Pemerintah menghendaki Pertamina untuk kembali bersaing dengan kontraktor-kontraktor lain yang berminat mengelola  blok terminasi. Para peminat tersebut kebanyakan adalah para operator eksisting.

Yang perlu digaris bawahi adalah pemerintah terlanjur memberikan penugasan kepada Pertamina untuk mengelola blok-blok terminasi tersebut. Tentu adanya kondisi seperti sekarang membuat posisi keputusan pemerintah dipertanyakan.

Menurut Pri Agung Rakhmanto, Pengamat Migas dari Universitas Trisakti, kondisi sekarang adalah buntut dari sikap pemerintah yang dinilai terlalu terburu-buru dalam pengambilan keputusan.

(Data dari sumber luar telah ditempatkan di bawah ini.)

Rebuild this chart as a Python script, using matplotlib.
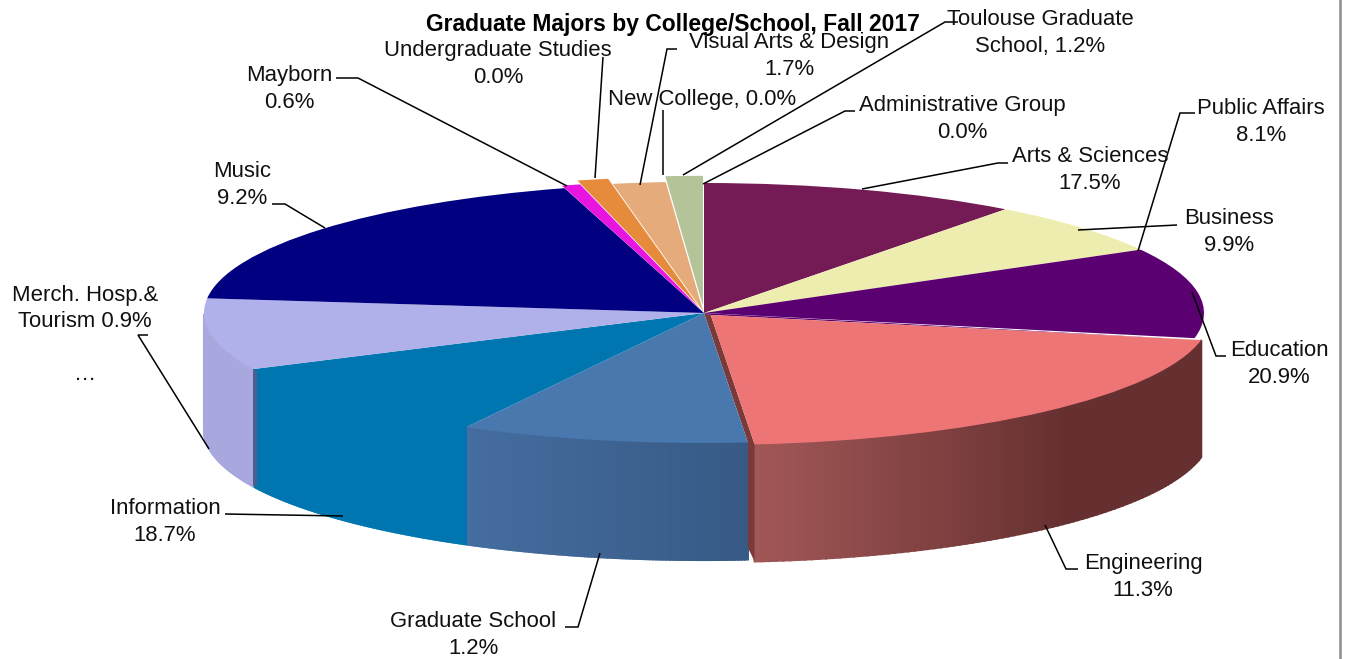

Pemerintah terlalu sering memutuskan sesuatu yang belum jelas dan belum pasti seolah seperti keputusan final. Padahal kondisinya belum matang dan masih terbuka opsi lain.

“Sebelum diberikan penugasan itu harusnya dikaji dulu secara komprehensif. Jadi bisa tepat mana yang pas untuk penugasan mana yang lebih pas dibuka (bloknya) untuk pelaku lain,” kata Pri Agung.

Ego Syahrial, Direktur Jenderal Migas Kementerian ESDM, sebelumnya mengungkapkan keputusan pemerintah untuk membuka peluang bagi kontraktor lain termasuk yang eksisting tetap bertahan di blok terminasi adalah dengan pertimbangan kinerja produksi pada saat masa peralihan dari kontraktor lama ke kontraktor baru.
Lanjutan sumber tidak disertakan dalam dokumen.